__Data shown__
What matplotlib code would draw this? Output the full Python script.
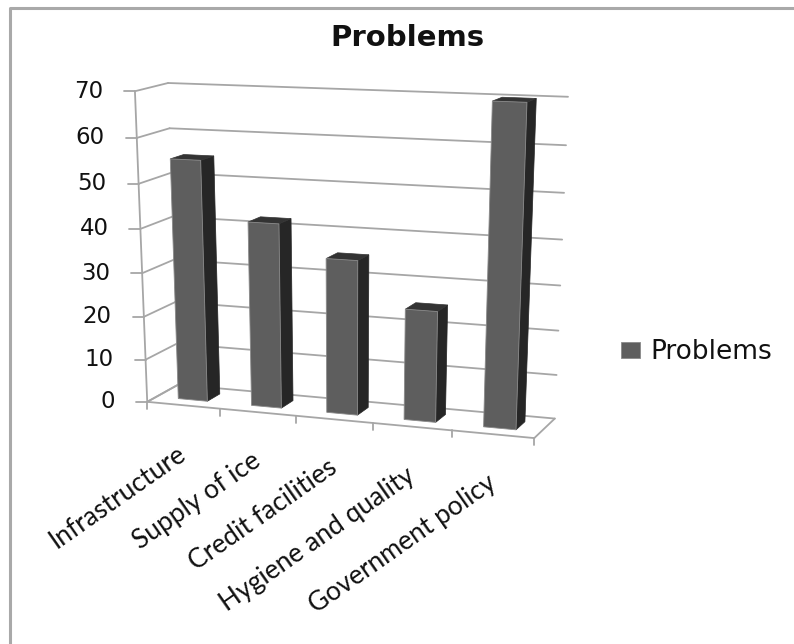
import matplotlib
matplotlib.use('Agg')
import matplotlib.pyplot as plt
import numpy as np

categories = ['Infrastructure', 'Supply of ice', 'Credit facilities', 'Hygiene and quality', 'Government policy']
values = [55, 42, 35, 25, 70]
y_ticks = [0, 10, 20, 30, 40, 50, 60, 70]
y_max = 70
series_name = 'Problems'

# camera calibration: (category pos, depth, value) -> picture pixel
world_pts = [(0, 0, 0), (5, 0, 0), (0, 1, 0), (5, 1, 0), (0, 1, 70), (5, 1, 70), (0, 0, 70),
             (1, 0, 0), (2, 0, 0), (3, 0, 0), (4, 0, 0)]
pixel_pts = [(148, 402), (534, 438), (178, 385), (555, 418), (168, 83), (568, 97), (135, 91),
             (220, 408), (295, 416), (373, 423), (453, 431)]


def solve_camera(world, pixel):
    rows = []
    for (a, b, c), (px, py) in zip(world, pixel):
        X = [a / 5, b, c / y_max, 1]
        px, py = px / 800, py / 800
        rows.append(X + [0, 0, 0, 0] + [-px * t for t in X])
        rows.append([0, 0, 0, 0] + X + [-py * t for t in X])
    return np.linalg.svd(np.array(rows))[2][-1].reshape(3, 4)


cam = solve_camera(world_pts, pixel_pts)


def project(a, b, c):
    p = cam @ np.array([a / 5, b, c / y_max, 1])
    return p[0] / p[2] * 800, p[1] / p[2] * 800


fig = plt.figure(figsize=(7.94, 6.44), dpi=100)
ax = fig.add_axes([0, 0, 1, 1])
ax.set_xlim(0, 794)
ax.set_ylim(644, 0)
ax.axis('off')

# outer frame of the chart
ax.plot([10, 10, 794], [644, 8, 8], color='#a9a9a9', lw=2.2, zorder=1)

grid_c = '#a6a6a6'


def seg(p, q, **kw):
    ax.plot([p[0], q[0]], [p[1], q[1]], color=grid_c, lw=1.3, solid_capstyle='round', **kw)


for t in y_ticks:
    seg(project(0, 0, t), project(0, 1, t))
    seg(project(0, 1, t), project(5, 1, t))
    fx, fy = project(0, 0, t)
    seg((fx - 11, fy), (fx, fy))
    ax.text(fx - 32, fy, str(t), ha='right', va='center', fontsize=16.5, color='#111111')

seg(project(0, 0, 0), project(0, 0, y_max))
seg(project(0, 0, 0), project(5, 0, 0))
seg(project(5, 0, 0), project(5, 1, 0))
seg(project(0, 0, 0), project(0, 1, 0))

for k in range(6):
    tx, ty = project(k, 0, 0)
    seg((tx, ty), (tx, ty + 7))

bar_w = 0.40
d0, d1 = 0.3, 0.72
for k, val in enumerate(values):
    u0, u1 = k + 0.5 - bar_w / 2, k + 0.5 + bar_w / 2
    front = [project(u0, d0, 0), project(u1, d0, 0), project(u1, d0, val), project(u0, d0, val)]
    side = [project(u1, d0, 0), project(u1, d1, 0), project(u1, d1, val), project(u1, d0, val)]
    top = [project(u0, d0, val), project(u1, d0, val), project(u1, d1, val), project(u0, d1, val)]
    ax.fill(*zip(*side), color='#262626', lw=0.5, zorder=3)
    ax.fill(*zip(*top), color='#333333', lw=0.5, zorder=3)
    ax.fill(*zip(*front), color='#5e5e5e', ec='#8a8a8a', lw=0.6, zorder=4,
            label=series_name if k == 0 else None)
    cx, cy = project(k + 0.5, 0, 0)
    ax.text(cx, cy + 46, categories[k], rotation=35, rotation_mode='anchor',
            ha='right', va='center', family='Lato', fontsize=19, color='#111111')

ax.text(407, 38, series_name, ha='center', va='center', fontsize=21, fontweight='bold', color='#111111')

leg = ax.legend(loc='center left', bbox_to_anchor=(621 / 794, 1 - 352 / 644), frameon=False,
                fontsize=19, handlelength=0.72, handleheight=0.54, handletextpad=0.38,
                labelcolor='#111111', borderpad=0, borderaxespad=0)

fig.savefig('out.png', dpi=100, facecolor='white')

__Set task__
Exactly as written, please give again the lines from the beginning of the listing through the line containing "return p[0] /", inclusive, without any pictures.

__Output for this exercise__
What matplotlib code would draw this? Output the full Python script.
import matplotlib
matplotlib.use('Agg')
import matplotlib.pyplot as plt
import numpy as np

categories = ['Infrastructure', 'Supply of ice', 'Credit facilities', 'Hygiene and quality', 'Government policy']
values = [55, 42, 35, 25, 70]
y_ticks = [0, 10, 20, 30, 40, 50, 60, 70]
y_max = 70
series_name = 'Problems'

# camera calibration: (category pos, depth, value) -> picture pixel
world_pts = [(0, 0, 0), (5, 0, 0), (0, 1, 0), (5, 1, 0), (0, 1, 70), (5, 1, 70), (0, 0, 70),
             (1, 0, 0), (2, 0, 0), (3, 0, 0), (4, 0, 0)]
pixel_pts = [(148, 402), (534, 438), (178, 385), (555, 418), (168, 83), (568, 97), (135, 91),
             (220, 408), (295, 416), (373, 423), (453, 431)]


def solve_camera(world, pixel):
    rows = []
    for (a, b, c), (px, py) in zip(world, pixel):
        X = [a / 5, b, c / y_max, 1]
        px, py = px / 800, py / 800
        rows.append(X + [0, 0, 0, 0] + [-px * t for t in X])
        rows.append([0, 0, 0, 0] + X + [-py * t for t in X])
    return np.linalg.svd(np.array(rows))[2][-1].reshape(3, 4)


cam = solve_camera(world_pts, pixel_pts)


def project(a, b, c):
    p = cam @ np.array([a / 5, b, c / y_max, 1])
    return p[0] / p[2] * 800, p[1] / p[2] * 800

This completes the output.